A decade ago, Jillian Sullivan moved to the hamlet of Oturehua in Central Otago’s Ida Valley (population 34, give or take). She built herself a straw bale house, walked in the hills, rode her bike, and wrote and wrote and wrote. The move came after a marriage ended and the last of her children left home, and her essay collection Map for the Heart (Otago University Press) is a reflection on both the place she is in, and how she got there.

At its heart, the book is a love story, with the Ida Valley as the central character. “When all else fails,” she writes, “the light on the hills is unfailing; the ridges outlined in gold at sunset, and in the morning the folds and gullies blue, almost transparent, as the sun rises.” But it’s not all tussocks and tors. Part memoir, part op-ed, part bordering on prose poetry, Map for the Heart covers a swath of territory. It’s about relationships come and gone; raising children (and being raised); the value of “vernacular buildings”; the indignities of the social welfare system; the profundity of making a wall by hand; love, loss, weather, and the unifying power of a really big snowfall.
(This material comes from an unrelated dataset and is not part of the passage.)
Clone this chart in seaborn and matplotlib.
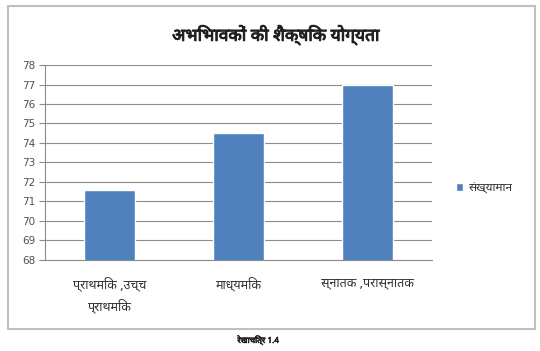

In the essay ‘Barefoot Running’, Sullivan examines her, her mother’s and her own children’s experiences of solo parenting. (Incredibly, after Sullivan’s parents split, there was a petition to stop her mother from teaching because she was a single parent.) It’s the best thing I have ever read on the subject.

And ‘Cycling with Bartali’ chronicles one year’s worth of bike rides in the valley. It’s spot-on in expressing how a bicycle connects you with where you are, and who you are: the smells, the sounds, the bumps in the tarseal, the hills, the persistence. “I plug on, sometimes lifting mine eyes to the mountains to remind myself why I am out here.”